These Almond Flour and Peanut Butter Cookies make absolutely delightful treats that are surprisingly Vegan, Gluten Free, Refined Sugar Free and made with No Eggs.
Preheat your oven on 160'C / 325'F and line a large flat baking tray with baking paper.
Place the Peanut Butter, Maple Syrup, Coconut Oil and Vanilla Extract in a large heat-proof (and microwave-safe) bowl. Melt together until completelly smooth (1).
Add the Almond Flour, Baking Soda and Sea Salt (optional) and stir in with a stiff spatula to create a dough (2).

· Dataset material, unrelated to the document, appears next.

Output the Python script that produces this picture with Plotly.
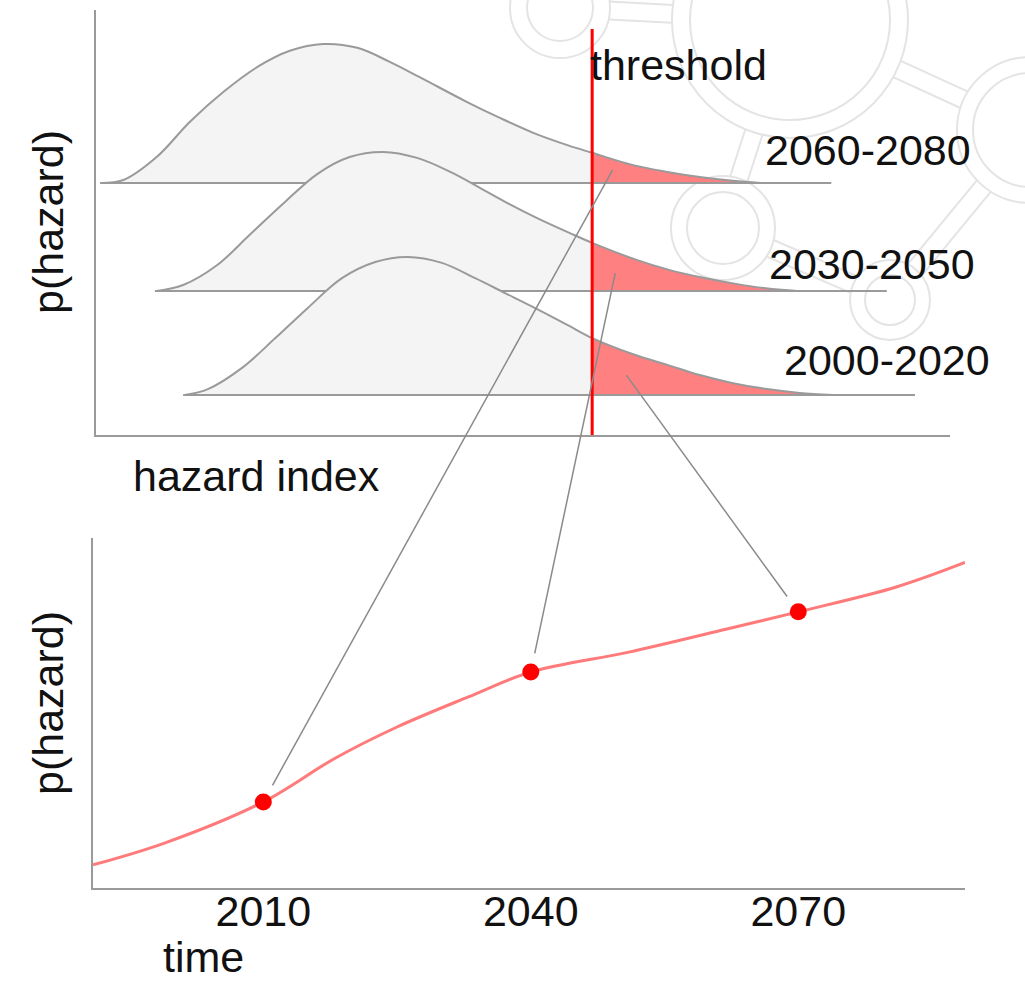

Using a small Ice Cream Scoop (3), scoop out the dough over the lined baking tray, leaving a little bit of room between each cookies.

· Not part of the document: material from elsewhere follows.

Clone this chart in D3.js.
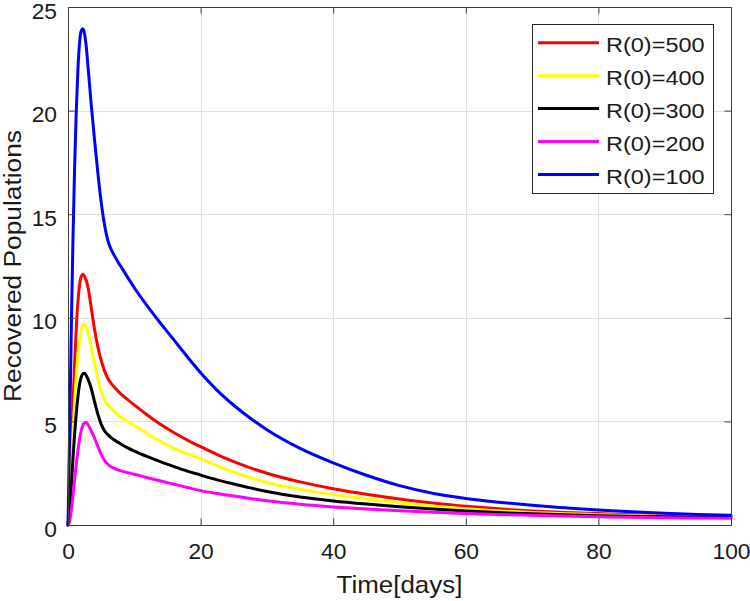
<!DOCTYPE html>
<html>
<head>
<meta charset="utf-8">
<script src="https://cdn.jsdelivr.net/npm/d3@7"></script>
<style>
  html, body { margin: 0; padding: 0; background: #fff; }
  svg { display: block; }
  text { font-family: "Liberation Sans", Arial, Helvetica, sans-serif; fill: #1a1a1a; }
</style>
</head>
<body>
<svg id="chart" width="750" height="601"></svg>
<script>
// ---------------- data ----------------
const time = [0, 0.25, 0.5, 0.75, 1, 1.25, 1.5, 1.75, 2, 2.25, 2.5, 2.75, 3, 3.5, 4, 4.5, 5, 5.5, 6, 6.5, 7, 7.5, 8, 9, 10, 12, 14, 16, 18, 20, 22.5, 25, 27.5, 30, 35, 40, 45, 50, 55, 60, 65, 70, 75, 80, 85, 90, 95, 100];

const r500 = [0, 1.5, 3.6, 5.8, 7.8, 9.5, 10.8, 11.6, 12.0, 12.1, 12.0, 11.8, 11.5, 10.5, 9.45, 8.6, 7.95, 7.45, 7.08, 6.84, 6.65, 6.48, 6.32, 6.05, 5.8, 5.3, 4.85, 4.45, 4.1, 3.78, 3.4, 3.06, 2.76, 2.5, 2.08, 1.75, 1.48, 1.25, 1.06, 0.9, 0.78, 0.68, 0.6, 0.55, 0.5, 0.46, 0.43, 0.41];
const r400 = [0, 1.1, 2.7, 4.4, 5.9, 7.2, 8.2, 8.9, 9.4, 9.65, 9.7, 9.55, 9.3, 8.6, 7.85, 7.05, 6.45, 6.05, 5.8, 5.62, 5.47, 5.33, 5.2, 5.0, 4.8, 4.4, 4.02, 3.7, 3.44, 3.2, 2.86, 2.55, 2.28, 2.05, 1.72, 1.47, 1.26, 1.07, 0.91, 0.78, 0.68, 0.6, 0.54, 0.5, 0.46, 0.43, 0.41, 0.40];
const r300 = [0, 0.7, 1.9, 3.2, 4.4, 5.4, 6.2, 6.8, 7.15, 7.3, 7.32, 7.22, 7.05, 6.6, 5.95, 5.35, 4.87, 4.55, 4.36, 4.22, 4.1, 4.0, 3.9, 3.72, 3.57, 3.3, 3.05, 2.82, 2.6, 2.41, 2.18, 1.98, 1.79, 1.62, 1.35, 1.16, 1.01, 0.88, 0.77, 0.68, 0.6, 0.54, 0.49, 0.45, 0.42, 0.4, 0.38, 0.37];
const r200 = [0, 0.2, 0.7, 1.4, 2.2, 2.95, 3.6, 4.15, 4.55, 4.82, 4.94, 4.95, 4.85, 4.55, 4.2, 3.8, 3.42, 3.12, 2.93, 2.81, 2.73, 2.66, 2.61, 2.52, 2.45, 2.28, 2.12, 1.97, 1.81, 1.66, 1.52, 1.4, 1.28, 1.17, 1.0, 0.87, 0.77, 0.69, 0.62, 0.56, 0.51, 0.47, 0.43, 0.4, 0.37, 0.35, 0.34, 0.33];
const r100 = [0, 4.5, 9.5, 13.8, 17.3, 20.0, 22.0, 23.3, 23.85, 23.95, 23.7, 23.1, 22.2, 20.3, 18.6, 17.0, 15.6, 14.5, 13.75, 13.3, 13.0, 12.72, 12.46, 11.95, 11.45, 10.55, 9.72, 8.92, 8.12, 7.35, 6.5, 5.78, 5.15, 4.6, 3.7, 3.0, 2.4, 1.9, 1.53, 1.28, 1.1, 0.95, 0.83, 0.72, 0.64, 0.57, 0.51, 0.47];

const seriesNames = ["R(0)=500", "R(0)=400", "R(0)=300", "R(0)=200", "R(0)=100"];
const seriesValues = [r500, r400, r300, r200, r100];
const seriesColors = ["#ff0000", "#ffff00", "#000000", "#ff00ff", "#0000ff"];

const xTicks = [0, 20, 40, 60, 80, 100];
const yTicks = [0, 5, 10, 15, 20, 25];
const xLabel = "Time[days]";
const yLabel = "Recovered Populations";

// ---------------- layout ----------------
const L = 68, R = 731, T = 7, B = 525;
const svg = d3.select("#chart");

const x = d3.scaleLinear().domain([0, 100]).range([L, R]);
const y = d3.scaleLinear().domain([0, 25]).range([B, T]);

const tickFont = 21.5, tickSX = 1.06;
const axisColor = "#404040";

// grid
const grid = svg.append("g");
grid.selectAll("line.gx").data(xTicks.slice(1, -1)).join("line")
  .attr("x1", d => Math.round(x(d)) + 0.5).attr("x2", d => Math.round(x(d)) + 0.5)
  .attr("y1", T).attr("y2", B)
  .attr("stroke", "#dfdfdf").attr("stroke-width", 1);
grid.selectAll("line.gy").data(yTicks.slice(1, -1)).join("line")
  .attr("y1", d => Math.round(y(d)) + 0.5).attr("y2", d => Math.round(y(d)) + 0.5)
  .attr("x1", L).attr("x2", R)
  .attr("stroke", "#dfdfdf").attr("stroke-width", 1);

// lines
const line = d3.line().x((d, i) => x(time[i])).y(d => y(d)).curve(d3.curveMonotoneX);
const plot = svg.append("g");
seriesValues.forEach((vals, k) => {
  plot.append("path")
    .datum(vals)
    .attr("d", line)
    .attr("fill", "none")
    .attr("stroke", seriesColors[k])
    .attr("stroke-width", 3)
    .attr("stroke-linejoin", "round")
    .attr("stroke-linecap", "round");
});

// axes (ticks inward, box on)
const tl = 6.6;
const xAxisB = d3.axisBottom(x).tickValues(xTicks).tickSize(-tl).tickPadding(0).tickFormat(d3.format("d"));
const xAxisT = d3.axisTop(x).tickValues(xTicks).tickSize(-tl).tickFormat("");
const yAxisL = d3.axisLeft(y).tickValues(yTicks).tickSize(-tl).tickPadding(0).tickFormat(d3.format("d"));
const yAxisR = d3.axisRight(y).tickValues(yTicks).tickSize(-tl).tickFormat("");

function styleAxis(g) {
  g.select(".domain").attr("stroke", axisColor).attr("stroke-width", 1);
  g.selectAll(".tick line").attr("stroke", axisColor).attr("stroke-width", 1);
}

const gxb = svg.append("g").attr("transform", `translate(0,${B})`).call(xAxisB).call(styleAxis);
gxb.selectAll(".tick text")
  .attr("x", 0).attr("y", 0).attr("dy", null)
  .attr("transform", `translate(0,34) scale(${tickSX},1)`)
  .attr("text-anchor", "middle")
  .style("font-size", tickFont + "px").style("fill", "#1a1a1a")
  .style("font-family", '"Liberation Sans", Arial, sans-serif');

svg.append("g").attr("transform", `translate(0,${T})`).call(xAxisT).call(styleAxis);

const gyl = svg.append("g").attr("transform", `translate(${L},0)`).call(yAxisL).call(styleAxis);
gyl.selectAll(".tick text")
  .attr("x", 0).attr("y", 0).attr("dy", null)
  .attr("transform", `translate(-11,11) scale(${tickSX},1)`)
  .attr("text-anchor", "end")
  .style("font-size", tickFont + "px").style("fill", "#1a1a1a")
  .style("font-family", '"Liberation Sans", Arial, sans-serif');

svg.append("g").attr("transform", `translate(${R},0)`).call(yAxisR).call(styleAxis);

// axis labels
svg.append("text")
  .attr("transform", `translate(${(L + R) / 2},593) scale(1.08,1)`)
  .attr("text-anchor", "middle")
  .style("font-size", "24px")
  .text(xLabel);
svg.append("text")
  .attr("transform", `translate(21.3,${(T + B) / 2}) rotate(-90) scale(1.12,1)`)
  .attr("text-anchor", "middle")
  .style("font-size", "23.5px")
  .text(yLabel);

// legend
const lg = svg.append("g");
lg.append("rect")
  .attr("x", 532.5).attr("y", 24.5).attr("width", 181).attr("height", 169)
  .attr("fill", "#fff").attr("stroke", "#262626").attr("stroke-width", 1);
const entryY = d3.scalePoint().domain(seriesNames).range([42.7, 174.5]);
seriesNames.forEach((name, k) => {
  const yy = entryY(name);
  lg.append("line")
    .attr("x1", 538).attr("x2", 599).attr("y1", yy).attr("y2", yy)
    .attr("stroke", seriesColors[k]).attr("stroke-width", 3);
  lg.append("text")
    .attr("transform", `translate(606,${yy + 9}) scale(1.12,1)`)
    .attr("text-anchor", "start")
    .style("font-size", "21px")
    .text(name);
});
</script>
</body>
</html>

With the back of a fork, gently press on each cookies to flatten them. Rotate the fork 90 degrees and press again on each cookies to create the criss-cross pattern (4).
Optional: sprinkle some sea salt over each cookies before baking them
Bake for 10 to 12 minutes or until golden brown. Remove from the oven and leave to cool down on the baking tray for at least 10 minutes before transferring over a cooling rack (5).
Notes
Depending on the temperature your ingredients are kept at, it could take 30 seconds or a couple of minutes to melt the ingredients together. Make sure to step every 30 seconds to stir until fully melted.

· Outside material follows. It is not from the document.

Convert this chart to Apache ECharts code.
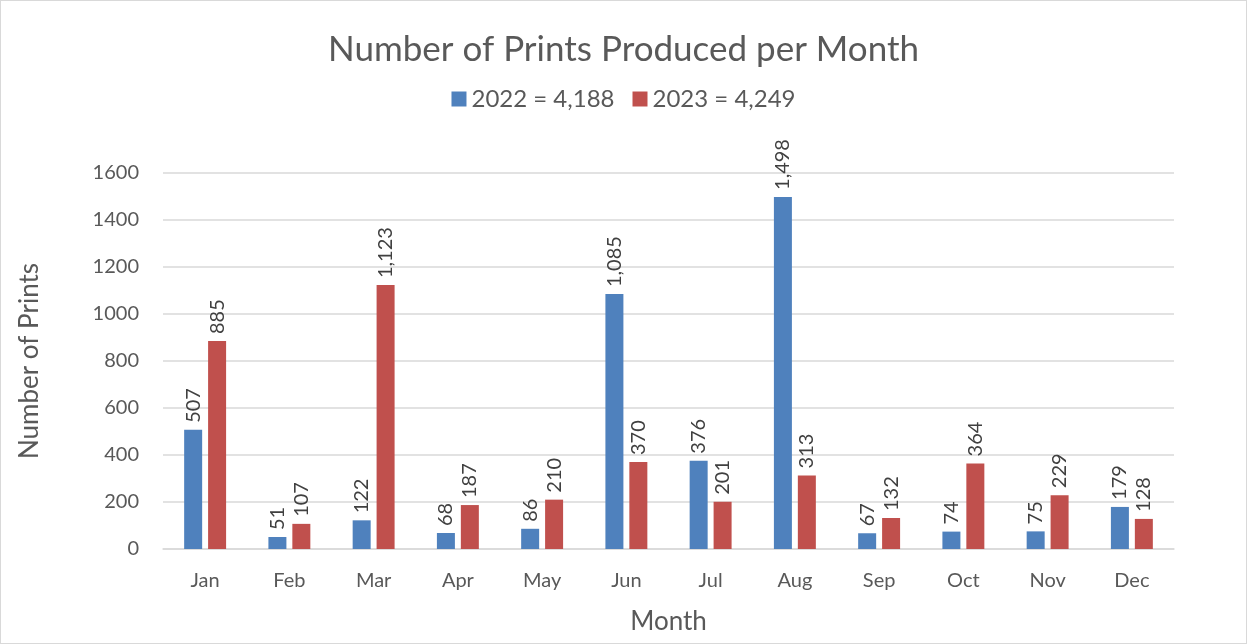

Make sure all the ingredients are well mixed together and all the almond flour is covered with the wet ingredients.
I used a 4 cm / 1,5 inch Ice Cream Scoop. That size made 15 cookies.
The cookies will not spread much in the oven. Try not to flatten the cookies too thin or they might break apart easily once cooled.
It is very important to let them cool down before moving them as they will be very soft and crumbly when still warm. They will harden when they cool down so allow at least 10 minutes on the baking tray before transferring over a cooling rack to finish the cooling.